The services required to be supplied to an incarcerated parent, as with any other parent, are those that are reasonable under the circumstances. See In re S.J., 620 N.W.2d 522, 525 (Iowa Ct.App. 2000). The reasonable efforts requirement is not viewed as a strict substantive requirement of termination; instead, the scope of the efforts by the Department of Human Services to reunify parent and child after removal impacts the burden of proving those elements of termination which require reunification efforts. In re C.B., 611 N.W.2d 489, 493 (Iowa 2000). The State must show reasonable efforts as a part of its ultimate proof the child cannot be safely returned to the care of a parent. Id. When assessing reasonable efforts, the safety and health of the children "shall be the paramount concern." Iowa Code § 232.102(10)(a) (2003). A parent's incarceration does not automatically relieve the State of its obligation to make reasonable efforts, and it must still supply any services that are reasonable under the circumstances. In re S.J., 620 N.W.2d at 525. Yet while the State had the obligation to make reasonable efforts, it is the parents' responsibility to demand services if they are not offered prior to the termination hearing. In re H.L.B.R., 567 N.W.2d 675, 679 (Iowa Ct.App. 1997); In re C.D., 508 N.W.2d 97, 101 (Iowa Ct.App. 1993).
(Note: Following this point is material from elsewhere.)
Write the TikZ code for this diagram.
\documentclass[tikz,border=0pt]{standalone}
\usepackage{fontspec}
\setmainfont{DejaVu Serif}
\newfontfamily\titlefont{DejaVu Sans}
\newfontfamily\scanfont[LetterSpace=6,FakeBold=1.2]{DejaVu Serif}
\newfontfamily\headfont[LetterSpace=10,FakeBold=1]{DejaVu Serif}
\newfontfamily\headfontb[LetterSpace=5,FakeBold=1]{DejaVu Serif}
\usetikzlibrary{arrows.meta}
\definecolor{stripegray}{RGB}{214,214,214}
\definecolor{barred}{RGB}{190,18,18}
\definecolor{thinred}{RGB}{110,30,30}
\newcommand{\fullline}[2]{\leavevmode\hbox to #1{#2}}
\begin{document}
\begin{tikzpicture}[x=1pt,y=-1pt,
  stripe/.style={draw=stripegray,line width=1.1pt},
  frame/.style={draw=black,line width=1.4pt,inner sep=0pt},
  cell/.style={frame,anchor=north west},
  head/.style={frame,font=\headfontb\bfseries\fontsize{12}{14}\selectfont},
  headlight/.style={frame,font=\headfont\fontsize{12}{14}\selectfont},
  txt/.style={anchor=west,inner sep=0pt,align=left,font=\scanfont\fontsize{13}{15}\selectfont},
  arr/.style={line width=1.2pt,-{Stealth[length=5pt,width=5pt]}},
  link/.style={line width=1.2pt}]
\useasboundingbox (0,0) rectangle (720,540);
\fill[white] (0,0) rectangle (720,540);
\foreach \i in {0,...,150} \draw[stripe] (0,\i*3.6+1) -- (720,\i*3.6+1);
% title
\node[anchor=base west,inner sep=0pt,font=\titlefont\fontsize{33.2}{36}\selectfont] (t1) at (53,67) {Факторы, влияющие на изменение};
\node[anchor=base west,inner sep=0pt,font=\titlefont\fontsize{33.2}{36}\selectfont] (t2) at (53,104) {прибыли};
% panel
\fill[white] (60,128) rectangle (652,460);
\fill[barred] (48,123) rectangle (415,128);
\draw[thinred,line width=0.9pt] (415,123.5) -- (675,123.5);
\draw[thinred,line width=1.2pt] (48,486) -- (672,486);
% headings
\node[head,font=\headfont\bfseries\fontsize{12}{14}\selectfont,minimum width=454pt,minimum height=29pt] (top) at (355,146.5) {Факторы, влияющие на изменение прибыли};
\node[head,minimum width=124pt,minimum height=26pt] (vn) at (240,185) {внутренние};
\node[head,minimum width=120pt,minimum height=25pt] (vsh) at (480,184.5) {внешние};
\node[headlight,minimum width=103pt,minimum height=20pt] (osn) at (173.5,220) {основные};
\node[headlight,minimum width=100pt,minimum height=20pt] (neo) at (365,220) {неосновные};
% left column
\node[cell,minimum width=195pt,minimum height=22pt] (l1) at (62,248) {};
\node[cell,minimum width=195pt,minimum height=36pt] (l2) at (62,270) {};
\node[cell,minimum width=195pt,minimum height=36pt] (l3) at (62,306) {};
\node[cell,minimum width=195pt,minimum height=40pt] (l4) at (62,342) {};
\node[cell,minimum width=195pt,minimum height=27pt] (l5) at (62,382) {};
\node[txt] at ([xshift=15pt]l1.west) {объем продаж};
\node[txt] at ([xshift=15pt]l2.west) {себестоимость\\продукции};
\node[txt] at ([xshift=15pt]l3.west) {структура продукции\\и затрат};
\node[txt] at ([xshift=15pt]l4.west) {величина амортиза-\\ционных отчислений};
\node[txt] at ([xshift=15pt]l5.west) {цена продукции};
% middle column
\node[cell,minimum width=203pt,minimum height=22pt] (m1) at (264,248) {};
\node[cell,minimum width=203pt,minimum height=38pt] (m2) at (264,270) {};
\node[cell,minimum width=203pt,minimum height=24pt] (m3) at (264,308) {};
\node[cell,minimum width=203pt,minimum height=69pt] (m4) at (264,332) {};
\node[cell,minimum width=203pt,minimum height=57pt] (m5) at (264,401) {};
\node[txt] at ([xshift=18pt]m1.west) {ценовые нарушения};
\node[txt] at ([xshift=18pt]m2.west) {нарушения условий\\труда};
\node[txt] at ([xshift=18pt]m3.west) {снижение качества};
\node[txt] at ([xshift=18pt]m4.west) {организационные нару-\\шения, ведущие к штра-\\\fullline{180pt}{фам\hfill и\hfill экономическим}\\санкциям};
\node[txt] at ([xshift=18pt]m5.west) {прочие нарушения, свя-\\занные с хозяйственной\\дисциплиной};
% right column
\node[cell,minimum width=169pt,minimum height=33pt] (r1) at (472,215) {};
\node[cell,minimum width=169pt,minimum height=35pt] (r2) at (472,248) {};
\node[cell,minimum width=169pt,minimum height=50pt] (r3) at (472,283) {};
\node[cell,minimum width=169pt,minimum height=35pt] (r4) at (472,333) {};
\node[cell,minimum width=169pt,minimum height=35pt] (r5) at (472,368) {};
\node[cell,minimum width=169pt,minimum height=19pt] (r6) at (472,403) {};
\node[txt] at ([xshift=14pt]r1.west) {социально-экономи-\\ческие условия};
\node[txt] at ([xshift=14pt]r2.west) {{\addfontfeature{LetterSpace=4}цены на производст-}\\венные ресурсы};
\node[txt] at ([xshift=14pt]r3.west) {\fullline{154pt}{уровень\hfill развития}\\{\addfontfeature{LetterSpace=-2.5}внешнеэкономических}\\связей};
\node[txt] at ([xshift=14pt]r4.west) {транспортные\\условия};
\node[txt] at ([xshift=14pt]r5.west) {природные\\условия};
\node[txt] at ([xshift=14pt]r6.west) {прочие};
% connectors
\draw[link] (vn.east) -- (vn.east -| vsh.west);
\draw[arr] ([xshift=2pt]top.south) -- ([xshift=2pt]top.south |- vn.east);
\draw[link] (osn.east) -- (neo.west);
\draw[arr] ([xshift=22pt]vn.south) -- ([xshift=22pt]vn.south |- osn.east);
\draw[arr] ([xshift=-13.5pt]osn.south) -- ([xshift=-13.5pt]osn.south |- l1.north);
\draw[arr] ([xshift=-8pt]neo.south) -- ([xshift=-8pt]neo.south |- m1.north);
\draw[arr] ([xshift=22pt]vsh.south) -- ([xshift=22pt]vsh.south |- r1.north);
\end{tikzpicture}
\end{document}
While the family lived in Nebraska, before the current Child In Need of Assistance proceedings, the children were removed and placed in foster care from December 2001 to December 2002. When the family came to Iowa and the children were returned, Iowa provided intensive family services. Yet four months later, the children were removed again, resulting in the current case. The case plan here directed the Department to identify and access resources and support services within the community to support reunification. Tina was incarcerated in another state. Her own actions led to her unavailability for some services. See In re J.S., 470 N.W.2d 48, 51 (Iowa Ct.App. 1991). While incarcerated in South Dakota, Tina participated in parenting classes and substance abuse classes. She did not request additional services from Iowa. As of the permanency hearing on March 29, 2004, Tina had not been in contact with the Iowa Department of Human Services for nearly nine months. Reasonable efforts were made to reunite Tina with her children. We affirm the juvenile court's refusal to continue the termination proceedings and the termination of Tina's parental rights. We consider any claims concerning South Dakota and the Adoption and Safe Families Act to be waived. See Iowa R. App. P. 6.14(1)( c).